Repeat the listing exactly as given, omitting every image.

──────── DATA PROVIDED ────────

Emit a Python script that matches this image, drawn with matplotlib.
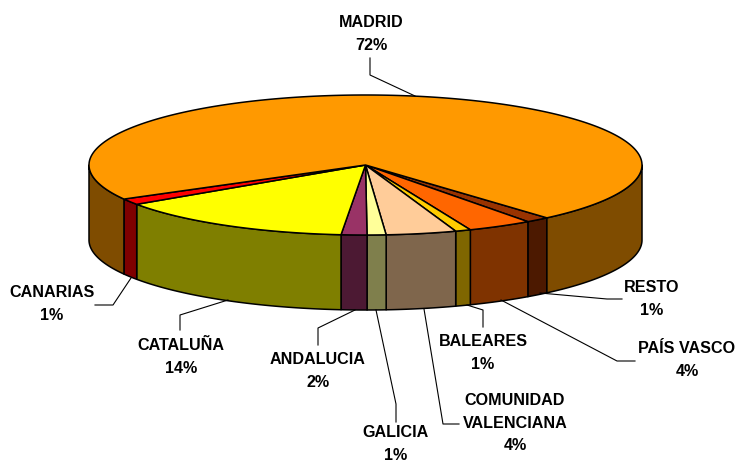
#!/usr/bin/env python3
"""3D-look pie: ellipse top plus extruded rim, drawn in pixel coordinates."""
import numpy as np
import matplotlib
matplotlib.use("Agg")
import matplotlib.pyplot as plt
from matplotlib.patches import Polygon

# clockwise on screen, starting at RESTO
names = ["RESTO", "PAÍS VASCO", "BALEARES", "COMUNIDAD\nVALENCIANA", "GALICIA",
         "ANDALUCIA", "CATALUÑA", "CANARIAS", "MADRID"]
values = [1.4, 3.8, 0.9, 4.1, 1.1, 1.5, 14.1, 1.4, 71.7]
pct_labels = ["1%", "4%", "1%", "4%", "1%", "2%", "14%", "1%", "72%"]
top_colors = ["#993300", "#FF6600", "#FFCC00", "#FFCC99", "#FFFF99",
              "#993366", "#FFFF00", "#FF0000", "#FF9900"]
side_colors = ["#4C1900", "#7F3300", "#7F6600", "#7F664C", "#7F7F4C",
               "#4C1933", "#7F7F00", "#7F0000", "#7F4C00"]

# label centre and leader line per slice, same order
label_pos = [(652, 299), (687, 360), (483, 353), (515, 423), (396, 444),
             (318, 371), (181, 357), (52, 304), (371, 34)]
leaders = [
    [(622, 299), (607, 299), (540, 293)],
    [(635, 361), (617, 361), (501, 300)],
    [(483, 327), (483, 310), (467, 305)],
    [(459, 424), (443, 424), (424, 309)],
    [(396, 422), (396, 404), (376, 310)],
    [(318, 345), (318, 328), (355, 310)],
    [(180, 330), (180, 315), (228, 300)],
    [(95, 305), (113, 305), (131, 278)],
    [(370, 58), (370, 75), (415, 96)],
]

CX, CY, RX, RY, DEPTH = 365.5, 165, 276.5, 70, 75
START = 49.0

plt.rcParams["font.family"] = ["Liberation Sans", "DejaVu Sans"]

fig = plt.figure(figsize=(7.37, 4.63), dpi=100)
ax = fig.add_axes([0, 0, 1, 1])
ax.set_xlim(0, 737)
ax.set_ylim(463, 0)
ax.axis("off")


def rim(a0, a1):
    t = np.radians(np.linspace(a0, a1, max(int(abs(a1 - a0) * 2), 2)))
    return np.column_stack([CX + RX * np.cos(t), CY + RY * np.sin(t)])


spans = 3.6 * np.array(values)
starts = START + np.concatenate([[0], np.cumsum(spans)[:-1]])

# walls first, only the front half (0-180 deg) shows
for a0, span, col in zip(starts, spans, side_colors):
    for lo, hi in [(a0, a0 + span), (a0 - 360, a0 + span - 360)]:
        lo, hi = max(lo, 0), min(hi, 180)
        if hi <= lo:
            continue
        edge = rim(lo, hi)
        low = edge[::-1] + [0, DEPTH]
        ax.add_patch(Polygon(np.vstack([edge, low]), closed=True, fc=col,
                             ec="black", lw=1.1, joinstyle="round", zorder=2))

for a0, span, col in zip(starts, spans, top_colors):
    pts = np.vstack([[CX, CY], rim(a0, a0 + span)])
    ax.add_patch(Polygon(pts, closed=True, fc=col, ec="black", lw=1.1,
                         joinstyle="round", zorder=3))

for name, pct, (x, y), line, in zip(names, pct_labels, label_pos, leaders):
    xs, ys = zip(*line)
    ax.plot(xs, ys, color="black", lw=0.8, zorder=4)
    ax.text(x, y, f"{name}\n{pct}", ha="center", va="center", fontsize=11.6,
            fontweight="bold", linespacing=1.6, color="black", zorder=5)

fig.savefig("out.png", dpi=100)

────────

TASK SOLUTION:
Emit a Python script that matches this image, drawn with matplotlib.
#!/usr/bin/env python3
"""3D-look pie: ellipse top plus extruded rim, drawn in pixel coordinates."""
import numpy as np
import matplotlib
matplotlib.use("Agg")
import matplotlib.pyplot as plt
from matplotlib.patches import Polygon

# clockwise on screen, starting at RESTO
names = ["RESTO", "PAÍS VASCO", "BALEARES", "COMUNIDAD\nVALENCIANA", "GALICIA",
         "ANDALUCIA", "CATALUÑA", "CANARIAS", "MADRID"]
values = [1.4, 3.8, 0.9, 4.1, 1.1, 1.5, 14.1, 1.4, 71.7]
pct_labels = ["1%", "4%", "1%", "4%", "1%", "2%", "14%", "1%", "72%"]
top_colors = ["#993300", "#FF6600", "#FFCC00", "#FFCC99", "#FFFF99",
              "#993366", "#FFFF00", "#FF0000", "#FF9900"]
side_colors = ["#4C1900", "#7F3300", "#7F6600", "#7F664C", "#7F7F4C",
               "#4C1933", "#7F7F00", "#7F0000", "#7F4C00"]

# label centre and leader line per slice, same order
label_pos = [(652, 299), (687, 360), (483, 353), (515, 423), (396, 444),
             (318, 371), (181, 357), (52, 304), (371, 34)]
leaders = [
    [(622, 299), (607, 299), (540, 293)],
    [(635, 361), (617, 361), (501, 300)],
    [(483, 327), (483, 310), (467, 305)],
    [(459, 424), (443, 424), (424, 309)],
    [(396, 422), (396, 404), (376, 310)],
    [(318, 345), (318, 328), (355, 310)],
    [(180, 330), (180, 315), (228, 300)],
    [(95, 305), (113, 305), (131, 278)],
    [(370, 58), (370, 75), (415, 96)],
]

CX, CY, RX, RY, DEPTH = 365.5, 165, 276.5, 70, 75
START = 49.0

plt.rcParams["font.family"] = ["Liberation Sans", "DejaVu Sans"]

fig = plt.figure(figsize=(7.37, 4.63), dpi=100)
ax = fig.add_axes([0, 0, 1, 1])
ax.set_xlim(0, 737)
ax.set_ylim(463, 0)
ax.axis("off")


def rim(a0, a1):
    t = np.radians(np.linspace(a0, a1, max(int(abs(a1 - a0) * 2), 2)))
    return np.column_stack([CX + RX * np.cos(t), CY + RY * np.sin(t)])


spans = 3.6 * np.array(values)
starts = START + np.concatenate([[0], np.cumsum(spans)[:-1]])

# walls first, only the front half (0-180 deg) shows
for a0, span, col in zip(starts, spans, side_colors):
    for lo, hi in [(a0, a0 + span), (a0 - 360, a0 + span - 360)]:
        lo, hi = max(lo, 0), min(hi, 180)
        if hi <= lo:
            continue
        edge = rim(lo, hi)
        low = edge[::-1] + [0, DEPTH]
        ax.add_patch(Polygon(np.vstack([edge, low]), closed=True, fc=col,
                             ec="black", lw=1.1, joinstyle="round", zorder=2))

for a0, span, col in zip(starts, spans, top_colors):
    pts = np.vstack([[CX, CY], rim(a0, a0 + span)])
    ax.add_patch(Polygon(pts, closed=True, fc=col, ec="black", lw=1.1,
                         joinstyle="round", zorder=3))

for name, pct, (x, y), line, in zip(names, pct_labels, label_pos, leaders):
    xs, ys = zip(*line)
    ax.plot(xs, ys, color="black", lw=0.8, zorder=4)
    ax.text(x, y, f"{name}\n{pct}", ha="center", va="center", fontsize=11.6,
            fontweight="bold", linespacing=1.6, color="black", zorder=5)

fig.savefig("out.png", dpi=100)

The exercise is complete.